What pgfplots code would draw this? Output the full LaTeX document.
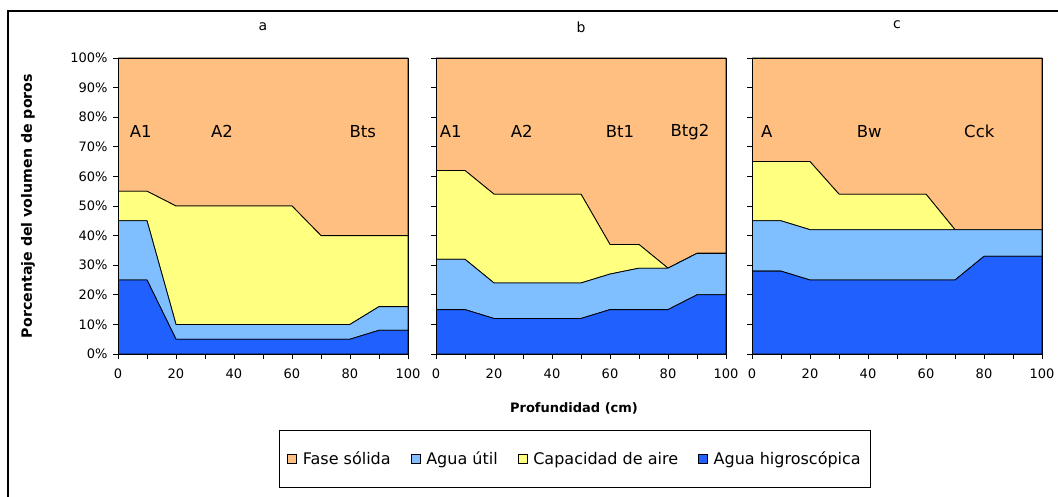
\documentclass[border=0pt]{standalone}
\usepackage{fontspec}
\setmainfont{DejaVu Sans}
\usepackage{pgfplots}
\usepackage{pgfplotstable}
\pgfplotsset{compat=1.18}
\definecolor{solida}{HTML}{FFBF80}
\definecolor{util}{HTML}{80BFFF}
\definecolor{aire}{HTML}{FFFF80}
\definecolor{higro}{HTML}{2060FF}

\pgfplotstableread{
x hig util aire sol
0 25 20 10 45
10 25 20 10 45
20 5 5 40 50
30 5 5 40 50
40 5 5 40 50
50 5 5 40 50
60 5 5 40 50
70 5 5 30 60
80 5 5 30 60
90 8 8 24 60
100 8 8 24 60
}\tabA
\pgfplotstableread{
x hig util aire sol
0 15 17 30 38
10 15 17 30 38
20 12 12 30 46
30 12 12 30 46
40 12 12 30 46
50 12 12 30 46
60 15 12 10 63
70 15 14 8 63
80 15 14 0 71
90 20 14 0 66
100 20 14 0 66
}\tabB
\pgfplotstableread{
x hig util aire sol
0 28 17 20 35
10 28 17 20 35
20 25 17 23 35
30 25 17 12 46
40 25 17 12 46
50 25 17 12 46
60 25 17 12 46
70 25 17 0 58
80 33 9 0 58
90 33 9 0 58
100 33 9 0 58
}\tabC

\pgfplotsset{
  panel/.style={
    scale only axis, width=290pt, height=296pt,
    anchor=south west,
    xmin=0, xmax=100, ymin=0, ymax=100,
    xtick={0,20,...,100}, minor xtick={10,30,...,90},
    xticklabels={0,20,40,60,80,100},
    ytick={0,10,...,100},
    tick align=outside, tick pos=left,
    major tick length=5pt, minor tick length=5pt,
    axis line style={black, line width=0.8pt},
    every tick/.style={black, line width=0.8pt},
    ticklabel style={font=\fontsize{13}{15}\selectfont},
    xticklabel style={yshift=-6pt},
    yticklabel style={xshift=-2pt},
    stack plots=y,
    axis on top,
  },
  layer/.style={draw=black, line width=0.8pt, fill=#1, forget plot},
}
\tikzset{hz/.style={font=\fontsize{16.5}{19}\selectfont}}

\begin{document}
\begin{tikzpicture}
\path[use as bounding box] (0,0) rectangle (1058pt,496pt);
\draw[line width=2pt] (8pt,-2pt) -- (8pt,485pt) -- (1060pt,485pt);

% panel a
\begin{axis}[panel, at={(118pt,142pt)},
  yticklabels={0\%,10\%,20\%,30\%,40\%,50\%,60\%,70\%,80\%,90\%,100\%},
  legend image code/.code={\draw[#1,line width=0.6pt] (0pt,-4.5pt) rectangle (9pt,4.5pt);},
  legend style={at={(1.5759,-0.3547)}, anchor=center, legend columns=4,
    draw=black, line width=1pt, inner xsep=8pt, inner ysep=19.5pt,
    font=\fontsize{16}{19}\selectfont,
    /tikz/every odd column/.append style={column sep=4pt},
    /tikz/every even column/.append style={column sep=18pt}},
]
\addlegendimage{fill=solida, draw=black}
\addlegendentry{Fase sólida}
\addlegendimage{fill=util, draw=black}
\addlegendentry{Agua útil}
\addlegendimage{fill=aire, draw=black}
\addlegendentry{Capacidad de aire}
\addlegendimage{fill=higro, draw=black}
\addlegendentry{Agua higroscópica}
\addplot[layer=higro] table[x=x,y=hig]{\tabA} \closedcycle;
\addplot[layer=util] table[x=x,y=util]{\tabA} \closedcycle;
\addplot[layer=aire] table[x=x,y=aire]{\tabA} \closedcycle;
\addplot[layer=solida] table[x=x,y=sol]{\tabA} \closedcycle;
\end{axis}

% panel b
\begin{axis}[panel, at={(436pt,142pt)}, yticklabels={}]
\addplot[layer=higro] table[x=x,y=hig]{\tabB} \closedcycle;
\addplot[layer=util] table[x=x,y=util]{\tabB} \closedcycle;
\addplot[layer=aire] table[x=x,y=aire]{\tabB} \closedcycle;
\addplot[layer=solida] table[x=x,y=sol]{\tabB} \closedcycle;
\end{axis}

% panel c
\begin{axis}[panel, at={(752pt,142pt)}, yticklabels={}]
\addplot[layer=higro] table[x=x,y=hig]{\tabC} \closedcycle;
\addplot[layer=util] table[x=x,y=util]{\tabC} \closedcycle;
\addplot[layer=aire] table[x=x,y=aire]{\tabC} \closedcycle;
\addplot[layer=solida] table[x=x,y=sol]{\tabC} \closedcycle;
\end{axis}

% horizon labels
\node[hz] at (140.7pt,364.3pt) {A1};
\node[hz] at (222pt,364.3pt) {A2};
\node[hz] at (362.7pt,364.3pt) {Bts};
\node[hz] at (450.7pt,364.3pt) {A1};
\node[hz] at (521.7pt,364.3pt) {A2};
\node[hz] at (620pt,364.3pt) {Bt1};
\node[hz] at (690pt,364.3pt) {Btg2};
\node[hz] at (766.7pt,364.3pt) {A};
\node[hz] at (869.3pt,364.3pt) {Bw};
\node[hz] at (979.3pt,364.3pt) {Cck};

\node[font=\fontsize{14}{16}\selectfont] at (263pt,469pt) {a};
\node[font=\fontsize{14}{16}\selectfont] at (581pt,469pt) {b};
\node[font=\fontsize{14}{16}\selectfont] at (897pt,471pt) {c};
\node[font=\bfseries\fontsize{14.2}{16}\selectfont, rotate=90] at (28pt,290pt) {Porcentaje del volumen de poros};
\node[font=\bfseries\fontsize{13}{15}\selectfont] at (574pt,88pt) {Profundidad (cm)};
\end{tikzpicture}
\end{document}
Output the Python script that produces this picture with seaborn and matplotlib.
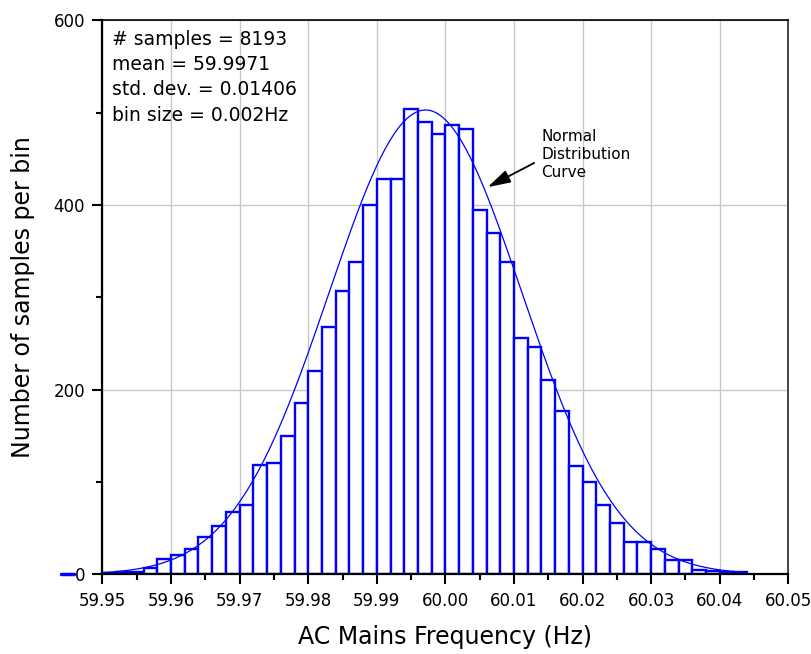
import numpy as np
import matplotlib
matplotlib.use("Agg")
import matplotlib.pyplot as plt
from matplotlib.ticker import MultipleLocator, FormatStrFormatter
import seaborn as sns

# histogram data (bin size 0.002 Hz, first bin starts at 59.95)
bin_start = 59.95
bin_size = 0.002
counts = [1, 2, 2, 7, 17, 21, 27, 40, 52, 67,
          75, 118, 121, 150, 186, 220, 268, 307, 338, 400,
          428, 428, 504, 490, 477, 487, 482, 395, 370, 338,
          256, 246, 211, 177, 117, 100, 75, 56, 35, 35,
          27, 15, 16, 5, 4, 3, 2]

# fitted normal curve parameters
fit_mean = 59.9971
fit_sigma = 0.01406
fit_peak = 503
curve_range = (59.95, 60.044)

stats_text = "# samples = 8193\nmean = 59.9971\nstd. dev. = 0.01406\nbin size = 0.002Hz"
note_text = "Normal\nDistribution\nCurve"

sns.set_style("ticks")
plt.rcParams['font.family'] = ['DejaVu Sans']
plt.rcParams['text.color'] = 'black'
plt.rcParams['axes.labelcolor'] = 'black'
plt.rcParams['xtick.color'] = 'black'
plt.rcParams['ytick.color'] = 'black'

n_bins = len(counts)
bin_end = round(bin_start + n_bins * bin_size, 3)
centers = np.round(bin_start + bin_size * (np.arange(n_bins) + 0.5), 4)

fig = plt.figure(figsize=(8.12, 6.54), dpi=100)
ax = fig.add_axes([0.1262, 0.1219, 0.8446, 0.8468])

sns.histplot(x=centers, weights=counts, bins=n_bins, binrange=(bin_start, bin_end),
             color="white", edgecolor="#0000ff", linewidth=1.7, alpha=1, ax=ax, zorder=2)

xs = np.linspace(curve_range[0], curve_range[1], 400)
ys = fit_peak * np.exp(-0.5 * ((xs - fit_mean) / fit_sigma) ** 2)
sns.lineplot(x=xs, y=ys, color="#0000ff", linewidth=0.9, ax=ax, zorder=3)

ax.set_xlim(59.95, 60.05)
ax.set_ylim(0, 600)
ax.xaxis.set_major_locator(MultipleLocator(0.01))
ax.xaxis.set_minor_locator(MultipleLocator(0.005))
ax.xaxis.set_major_formatter(FormatStrFormatter("%.2f"))
ax.yaxis.set_major_locator(MultipleLocator(200))
ax.yaxis.set_minor_locator(MultipleLocator(100))

ax.set_axisbelow(True)
ax.grid(True, which="major", color="#c8c8c8", linewidth=1.0)
ax.tick_params(which="major", direction="out", length=7, width=1.5, labelsize=12, pad=5.5)
ax.tick_params(which="minor", direction="out", length=4, width=1.5)
ax.tick_params(top=False, right=False)

for side in ["left", "bottom"]:
    ax.spines[side].set_linewidth(1.6)
    ax.spines[side].set_color("black")
ax.spines["top"].set_linewidth(1.2)
ax.spines["top"].set_color("black")
ax.spines["right"].set_linewidth(1.4)
ax.spines["right"].set_color("#444444")

ax.set_xlabel("AC Mains Frequency (Hz)", fontsize=17, labelpad=11)
ax.set_ylabel("Number of samples per bin", fontsize=17, labelpad=13)

ax.text(0.0143, 0.983, stats_text, transform=ax.transAxes, ha="left", va="top",
        fontsize=13.5, linespacing=1.42, zorder=5)

ax.text(60.0140, 482, note_text, ha="left", va="top", fontsize=11, linespacing=1.25, zorder=5)
ax.annotate("", xy=(60.0058, 418), xytext=(60.0133, 447),
            arrowprops=dict(arrowstyle="-|>,head_length=0.7,head_width=0.2",
                            color="black", lw=1.3, mutation_scale=20), zorder=5)

# short blue stub left of the zero label
ax.plot([-0.0605, -0.0416], [0, 0], transform=ax.transAxes, color="#0000ff",
        linewidth=2.5, clip_on=False)

fig.savefig("out.png", dpi=100)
- - - -
**Goal:** Begin at the line containing "Output the Python", end at the line containing "curve_range = (59.95, 60.044)", and copy those lines word for word, both included. Skip pictures.

**Full solution:**
Output the Python script that produces this picture with seaborn and matplotlib.
import numpy as np
import matplotlib
matplotlib.use("Agg")
import matplotlib.pyplot as plt
from matplotlib.ticker import MultipleLocator, FormatStrFormatter
import seaborn as sns

# histogram data (bin size 0.002 Hz, first bin starts at 59.95)
bin_start = 59.95
bin_size = 0.002
counts = [1, 2, 2, 7, 17, 21, 27, 40, 52, 67,
          75, 118, 121, 150, 186, 220, 268, 307, 338, 400,
          428, 428, 504, 490, 477, 487, 482, 395, 370, 338,
          256, 246, 211, 177, 117, 100, 75, 56, 35, 35,
          27, 15, 16, 5, 4, 3, 2]

# fitted normal curve parameters
fit_mean = 59.9971
fit_sigma = 0.01406
fit_peak = 503
curve_range = (59.95, 60.044)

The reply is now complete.